Streaming Feature Sets in Butterfree

Introduction

Spark enables us to deal with streaming processing in a very powerful way. For an introduction of all Spark’s capabilities in streaming you can read more in this link. As the core Spark, Butterfree also let you declare pipelines to deal with streaming data. The best is that the pipeline declaration is almost the same as dealing with batch use-cases, so there isn’t too complex to deal with this type of challenge using Butterfree tools.

Streaming feature sets are the ones that have at least one streaming source of data declared in the Readers of a FeatureSetPipeline. The pipeline is considered a streaming job if it has at least one reader in streaming mode (stream=True).

Readers

Using readers in streaming mode will make use of Spark’s readStream API instead of the normal read. That means it will produce a stream dataframe (df.isStreaming == True) instead of a normal Spark’s dataframe.

The currently supported readers in stream mode are FileReader and KafkaReader.
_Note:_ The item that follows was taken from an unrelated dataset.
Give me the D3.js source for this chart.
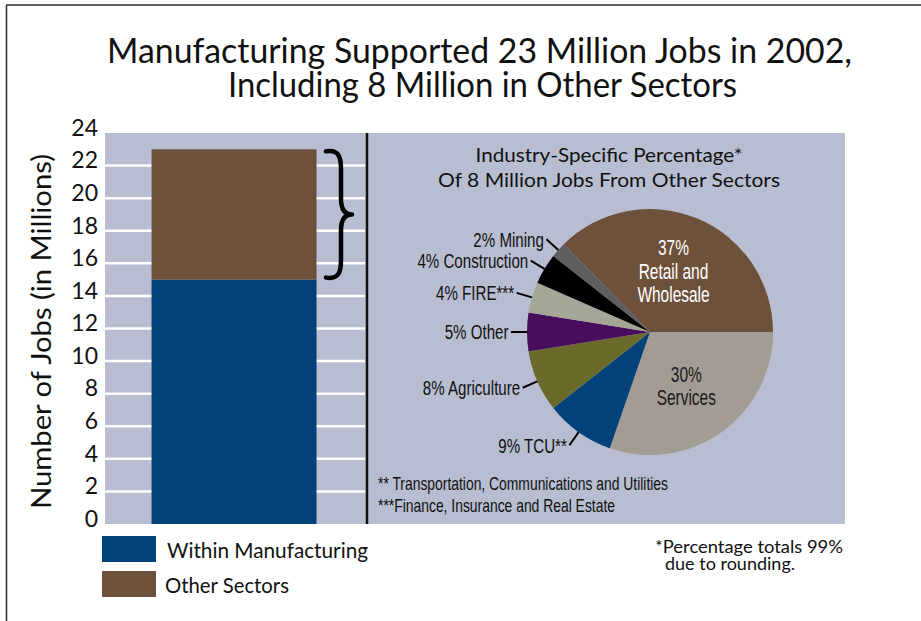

For more information about the specifications read their docstrings, here and here respectively.

Online Feature Store Writer

OnlineFeatureStoreWriter is currently the only writer that supports streaming dataframes. It will write, in real time, and upserts to Cassandra. It uses df.writeStream and foreachBatch Spark functionality to do that. You can read more about forachBatch here.

https://i.imgur.com/KoI1HuC.png

Debug Mode

You can use the OnlineFeatureStoreWriter in debug mode (debug_mode=True) with streaming dataframes. So instead of trying to write to Cassandra, the data will be written to an in-memory table. So you can query this table to show the output as it is being calculated. Normally this functionality is used for the purpose of testing if the defined features have the expected results in real time.

Pipeline Run

Differently from a batch run, a pipeline running with a streaming dataframe will not “finish to run”. The pipeline will continue to get data from the streaming, process the data and save it to the defined sink sources. So when managing a job using this feature, an operation needs to be designed to support a continuously-up streaming job.